The Quartering Act of 1774 came along with 3 other acts that were viewed as violations of the natural and constitutional rights of the American colonists.
They were The Boston Port Act, the Massachusetts Government Act, and the Administration of Justice Act.
Causes and Impacts of the Quartering Act
The French and Indian War came to an end in 1763 after seven years of continuous battle In Europe as well as in the colonies of North America.
The victory of Britain against France and Spain meant that all the colonies in North America and the Caribbeans which belonged to the rivals were under the British authority.
The colonials had fought alongside the British troops against the French and the Native Americans in the war. They did not object to the British take over of the colonial provinces.
However, trouble began to brew when King George III issued the Proclamation of 1763. It restricted colonial expansion into the Ohio Country without the permission of the Crown.
It also put restrictions on the trade and commerce activities with the Native Americans.
This interference of the British government was not welcome by the colonists and it did not stop them from settling in the Indian Reserve.
Things became tenser when the British government began imposing taxes on the colonists in order to pay off the debts incurred during the war.
The British felt that the war was fought for the colonists, therefore, it is only fair that they are made to pay their share in the losses. The cost of stationing soldiers and other officers in America was also to be borne by Americans according to them.
The colonists, on the other hand, argued that they contributed to the war as much as the British and suffered equal losses due to it. They did not believe that they owed anything to the Crown.
Moreover, they argued that the presence of British troops in America was unnecessary after the war as there was no standing army before the war.
The distrust against the British government grew with the introduction of the Sugar Act in 1764 and the Stamp Act in 1765 which forced the colonies to pay taxes to the British government.
The colonials responded with several protests that forced the British government to concede to the demands of the people. However, another attempt to tax Americans was soon made in 1767 through the Townshend Acts.
The Americans objected to the taxes on the motto of ‘No Taxation Without Representation’ because they feared that the British government was trying to enslave them and enrich the British coffers.
Their resistance again forced the British parliament to backtrack on their actions. The Townshend Acts were repealed shortly thereafter and the Tea Act was passed instead.
Even though the Americans understood the need to raise taxes in order to run the government, they did not want to comply with the British laws as they took away the autonomy of the Americans and supported the corrupt politicians of the British regime.
This anguish could clearly be seen in the Boston Tea Party incident in 1773, where a group of colonists called the ‘sons of liberty’ boarded the ships that contained the tea and dumped it into the water.
This act of rebellion sent shockwaves through Great Britain and the parliament unanimously passed a set of acts that were meant to punish the colonies and isolate the American rebels.

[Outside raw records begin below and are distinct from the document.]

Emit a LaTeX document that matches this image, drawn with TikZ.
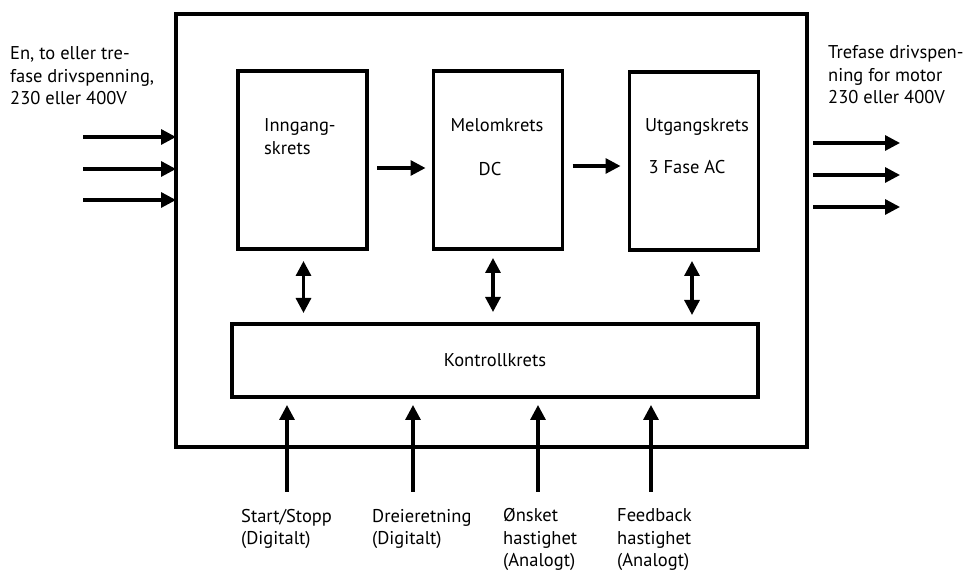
\documentclass[tikz,border=0pt]{standalone}
\usepackage{fontspec}
\setmainfont{PT Sans}
\usetikzlibrary{arrows.meta, positioning, calc}

\begin{document}
\begin{tikzpicture}[x=1pt,y=1pt,>={Triangle[length=15pt,width=15pt]}]
            \tikzstyle{ramme} = [draw, line width=3.5pt, outer sep=0pt, inner sep=0pt]
            \tikzstyle{blokk} = [ramme, minimum width=129pt, minimum height=178pt]
            \tikzstyle{pil}   = [->, line width=3.2pt]
            \tikzstyle{dpil}  = [<->, line width=3.2pt]
            \tikzstyle{every node}=[font=\fontsize{18.5}{22.5}\selectfont]
            \tikzstyle{tekst} = [inner sep=0pt, align=left, anchor=base west]

            \useasboundingbox (0,0) rectangle (966,572);

            % Frekvensomformer .........................
            \node[ramme, minimum width=631pt, minimum height=433pt] (ramme) at (491.5,341.5) {};
            \node[blokk] (inn) at (302.5,412) {};
            \node[blokk] (mel) at (498,412) {};
            \node[blokk] (utg) at (694,411) {};
            \node[ramme, minimum width=526pt, minimum height=73pt] (kon) at (495,211.5) {Kontrollkrets};

            % tekst i blokkene (base = siste linje)
            \node[tekst] (inntxt) at (264,417.5) {Inngang-\\skrets};
            \node[tekst, anchor=base] (meltxt) at (497,440) {Melomkrets};
            \node[tekst, anchor=base] (dc) at (490,396) {DC};
            \node[tekst, anchor=base] (utgtxt) at (697,440) {Utgangskrets};
            \node[tekst, anchor=base] (ac) at (687,398) {3 Fase AC};

            \draw[pil] ([shift={(10,-8)}]inn.east) -- ([shift={(-8,-8)}]mel.west);
            \draw[pil] ([shift={(10,-6)}]mel.east) -- ([shift={(-9,-5)}]utg.west);

            \draw[dpil, shorten <=12pt, shorten >=11pt] ([xshift=1pt]inn.south) -- ([xshift=1pt]inn.south |- kon.north);
            \draw[dpil, shorten <=9pt, shorten >=12pt] ([xshift=-5pt]mel.south) -- ([xshift=-5pt]mel.south |- kon.north);
            \draw[dpil, shorten <=11pt, shorten >=9pt] ([xshift=-2pt]utg.south) -- ([xshift=-2pt]utg.south |- kon.north);

            % Inn og ut .........................
            \node[tekst] (forsyning) at (10,467) {En, to eller tre-\\fase drivspenning,\\230 eller 400V};
            \node[tekst] (motor) at (828,468) {Trefase drivspen-\\ning for motor\\230 eller 400V};

            \coordinate (i1) at (83,435);
            \coordinate (i2) at (83,403);
            \coordinate (i3) at (83,372);
            \draw[pil] (i1) -- (i1 -| ramme.west);
            \draw[pil] (i2) -- (i2 -| ramme.west);
            \draw[pil] (i3) -- (i3 -| ramme.west);

            \coordinate (u1) at (900,429);
            \coordinate (u2) at (900,397);
            \coordinate (u3) at (900,365);
            \draw[pil] ([xshift=6pt]u1 -| ramme.east) -- (u1);
            \draw[pil] ([xshift=6pt]u2 -| ramme.east) -- (u2);
            \draw[pil] ([xshift=6pt]u3 -| ramme.east) -- (u3);

            % Styresignaler .........................
            \coordinate (s1) at (287,80);
            \coordinate (s2) at (413,80);
            \coordinate (s3) at (538,80);
            \coordinate (s4) at (651,80);
            \draw[pil, shorten >=8pt] (s1) -- (s1 |- kon.south);
            \draw[pil, shorten >=8pt] (s2) -- (s2 |- kon.south);
            \draw[pil, shorten >=8pt] (s3) -- (s3 |- kon.south);
            \draw[pil, shorten >=8pt] (s4) -- (s4 |- kon.south);

            \node[tekst] (start) at (241,27) {Start/Stopp\\(Digitalt)};
            \node[tekst] (retning) at (372,27) {Dreieretning\\(Digitalt)};
            \node[tekst] (onsket) at (503,5) {Ønsket\\hastighet\\(Analogt)};
            \node[tekst] (feedback) at (617,5) {Feedback\\hastighet\\(Analogt)};

        \end{tikzpicture}
\end{document}
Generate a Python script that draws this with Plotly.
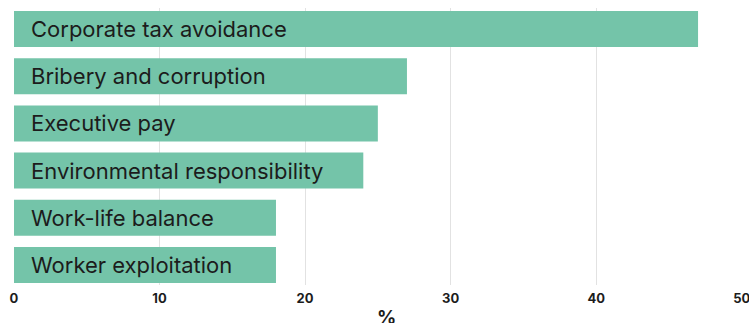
import plotly.graph_objects as go

categories = ["Corporate tax avoidance", "Bribery and corruption", "Executive pay",
              "Environmental responsibility", "Work-life balance", "Worker exploitation"]
values = [47, 27, 25, 24, 18, 18]
tick_vals = [0, 10, 20, 30, 40, 50]
tick_text = ["0", "10", "20", "30", "40", "50"]
axis_title = "%"

bar_color = "#74c4a9"
text_color = "#1c1c1c"

fig = go.Figure(go.Bar(
    x=values, y=categories, orientation="h",
    marker=dict(color=bar_color, line=dict(width=0)),
    hoverinfo="skip",
))

for c in categories:
    fig.add_annotation(x=0, y=c, xref="x", yref="y", text=c, showarrow=False,
                       xanchor="left", yanchor="middle", xshift=15,
                       font=dict(family="Inter", size=22, color=text_color))

fig.add_annotation(x=0.5, y=0, xref="paper", yref="paper", text=axis_title,
                   showarrow=False, xanchor="center", yanchor="middle", yshift=-32, xshift=8,
                   font=dict(family="Inter", size=19, color=text_color, weight="bold"))

fig.update_layout(
    width=749, height=323,
    margin=dict(l=14, r=7, t=8, b=38, autoexpand=False),
    paper_bgcolor="white", plot_bgcolor="white",
    bargap=0.237,
    showlegend=False,
    hovermode=False,
    xaxis=dict(range=[0, 50.02], tickvals=tick_vals, ticktext=tick_text,
               showgrid=True, gridcolor="#e2e2e2", gridwidth=1, zeroline=False,
               showline=False, ticks="", automargin=False, ticklabelstandoff=4,
               ticklabeloverflow="allow",
               tickfont=dict(family="Inter", size=13, color=text_color, weight="bold")),
    yaxis=dict(range=[5.424, -0.445], showticklabels=False, showgrid=False,
               zeroline=False, showline=False, ticks="", automargin=False),
)

fig.write_html("out.html", config={"displayModeBar": False},
               post_script="document.body.style.margin='0';document.body.style.overflow='hidden';")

The Boston Port Act was passed to exact the losses for the destruction of the tea, the Massachusetts Government Act dissolved the legislative assembly and brought the state under the British parliament while the Administration of Justice Act allowed British officers to hold their trials in Britain or any other place except America.
Though the Quartering act was applied to every colony, it was viewed with the same repulsion as the other three because it infringed on the Americans’ rights to refuse accommodating soldiers in their home or other property.
Quartering of soldiers in homes was considered as one of the tools of oppression used by the British against America.
The Intolerable Acts ultimately led to the formation of the committees of correspondence and set the stage for the American Revolutionary War.